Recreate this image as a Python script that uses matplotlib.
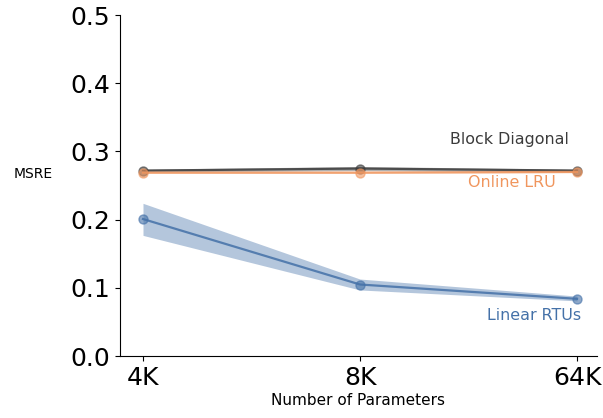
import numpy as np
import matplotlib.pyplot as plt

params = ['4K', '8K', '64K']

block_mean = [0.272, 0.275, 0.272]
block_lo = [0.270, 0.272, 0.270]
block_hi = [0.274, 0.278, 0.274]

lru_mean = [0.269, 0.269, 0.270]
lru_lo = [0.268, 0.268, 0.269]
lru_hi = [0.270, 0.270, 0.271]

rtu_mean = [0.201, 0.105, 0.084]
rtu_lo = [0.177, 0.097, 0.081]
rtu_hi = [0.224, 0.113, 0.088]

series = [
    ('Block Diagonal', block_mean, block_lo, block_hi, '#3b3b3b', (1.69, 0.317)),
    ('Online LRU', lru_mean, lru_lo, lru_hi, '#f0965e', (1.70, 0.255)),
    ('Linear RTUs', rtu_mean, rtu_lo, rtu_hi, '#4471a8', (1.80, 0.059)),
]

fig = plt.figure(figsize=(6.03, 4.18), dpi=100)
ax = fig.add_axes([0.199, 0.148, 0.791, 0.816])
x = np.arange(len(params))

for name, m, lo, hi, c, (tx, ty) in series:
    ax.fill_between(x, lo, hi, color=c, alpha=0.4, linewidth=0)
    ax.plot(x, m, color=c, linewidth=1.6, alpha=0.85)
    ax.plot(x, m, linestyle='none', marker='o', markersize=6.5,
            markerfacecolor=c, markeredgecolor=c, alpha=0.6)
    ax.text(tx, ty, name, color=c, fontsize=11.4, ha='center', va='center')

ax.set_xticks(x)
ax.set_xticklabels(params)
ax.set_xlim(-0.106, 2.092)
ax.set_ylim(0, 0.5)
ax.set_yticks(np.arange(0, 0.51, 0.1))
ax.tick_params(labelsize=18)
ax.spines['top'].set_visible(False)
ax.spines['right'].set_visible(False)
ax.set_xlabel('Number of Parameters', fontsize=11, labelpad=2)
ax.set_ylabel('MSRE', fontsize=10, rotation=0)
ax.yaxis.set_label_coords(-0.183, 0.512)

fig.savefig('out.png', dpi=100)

□ □ □ □

Your task: Write out the material above once more, exactly as it reads, with no pictures.

Full response:
Recreate this image as a Python script that uses matplotlib.
import numpy as np
import matplotlib.pyplot as plt

params = ['4K', '8K', '64K']

block_mean = [0.272, 0.275, 0.272]
block_lo = [0.270, 0.272, 0.270]
block_hi = [0.274, 0.278, 0.274]

lru_mean = [0.269, 0.269, 0.270]
lru_lo = [0.268, 0.268, 0.269]
lru_hi = [0.270, 0.270, 0.271]

rtu_mean = [0.201, 0.105, 0.084]
rtu_lo = [0.177, 0.097, 0.081]
rtu_hi = [0.224, 0.113, 0.088]

series = [
    ('Block Diagonal', block_mean, block_lo, block_hi, '#3b3b3b', (1.69, 0.317)),
    ('Online LRU', lru_mean, lru_lo, lru_hi, '#f0965e', (1.70, 0.255)),
    ('Linear RTUs', rtu_mean, rtu_lo, rtu_hi, '#4471a8', (1.80, 0.059)),
]

fig = plt.figure(figsize=(6.03, 4.18), dpi=100)
ax = fig.add_axes([0.199, 0.148, 0.791, 0.816])
x = np.arange(len(params))

for name, m, lo, hi, c, (tx, ty) in series:
    ax.fill_between(x, lo, hi, color=c, alpha=0.4, linewidth=0)
    ax.plot(x, m, color=c, linewidth=1.6, alpha=0.85)
    ax.plot(x, m, linestyle='none', marker='o', markersize=6.5,
            markerfacecolor=c, markeredgecolor=c, alpha=0.6)
    ax.text(tx, ty, name, color=c, fontsize=11.4, ha='center', va='center')

ax.set_xticks(x)
ax.set_xticklabels(params)
ax.set_xlim(-0.106, 2.092)
ax.set_ylim(0, 0.5)
ax.set_yticks(np.arange(0, 0.51, 0.1))
ax.tick_params(labelsize=18)
ax.spines['top'].set_visible(False)
ax.spines['right'].set_visible(False)
ax.set_xlabel('Number of Parameters', fontsize=11, labelpad=2)
ax.set_ylabel('MSRE', fontsize=10, rotation=0)
ax.yaxis.set_label_coords(-0.183, 0.512)

fig.savefig('out.png', dpi=100)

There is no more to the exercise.